At the scheduled hearing, critical stakeholders like the Nigerian Communications Commission, NCC, National Broadcasting Commission, NBC, Association of Licensed Telecommunications Companies of Nigeria, ALTON, Association of Telecommunications Companies of Nigeria, ATCON, Nigerian Computer Society, NCS, Nigeria Internet Group, NIG, Computer and Allied Product Dealers Association, CAPDAN, Investors, and experts, were not invited, having realized their rejection of the bill in earlier stakeholder meetings. Some Representatives sharply disagreed with Senator Oseni for the short notice, and for showing more interest in that particular bill than the original sponsors.

Undeterred, Senator Oseni and Pantami devised another strategy. Another public hearing, now by the senate committee on ICT, was held on April 27, 2023. Over 90 percent of stakeholder organizations and individuals in attendance, condemned the bill and requested that it be dropped in the interest of stability of the industry.

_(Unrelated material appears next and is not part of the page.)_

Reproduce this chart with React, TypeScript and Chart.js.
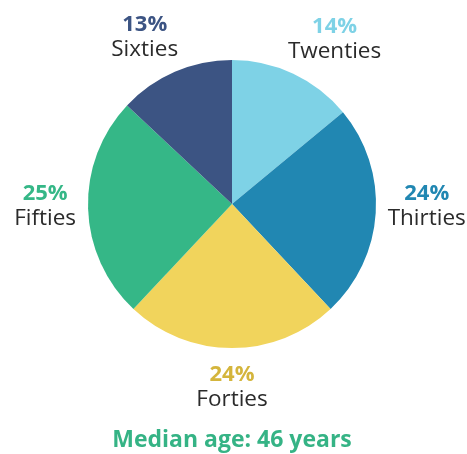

That warning and advice fell on deaf ears and Senator Oseni’s was in a race to meet some deadline, and on May 16, 2023, the controversial NITDA Bill was presented to the Senate in the plenary. During the presentation, and contrary to the overwhelming rejection of the Bill at the Public hearing which was on record, Senator Oseni reported that majority of the stakeholders that made submissions, were in support of the bill!

But the real drama began after the Senate transmitted the bill to the House of Representatives Committee on ICT for concurrence. On May 25, 2023, the transmitted bill found its way to the Order of Proceedings of the House of Representatives without undergoing any public hearing or deliberations of the House Committees.

Apparently having watched the backgrounds to the controversial bill and the desperation with which Pantami and Senator Oseni have prosecuted the bill, Hon Gbajabiamila  raised the gavel, and sunk the chimp! That ended the last of Pantami’s chicanery and expensive joke for the telecommunications industry in Nigeria.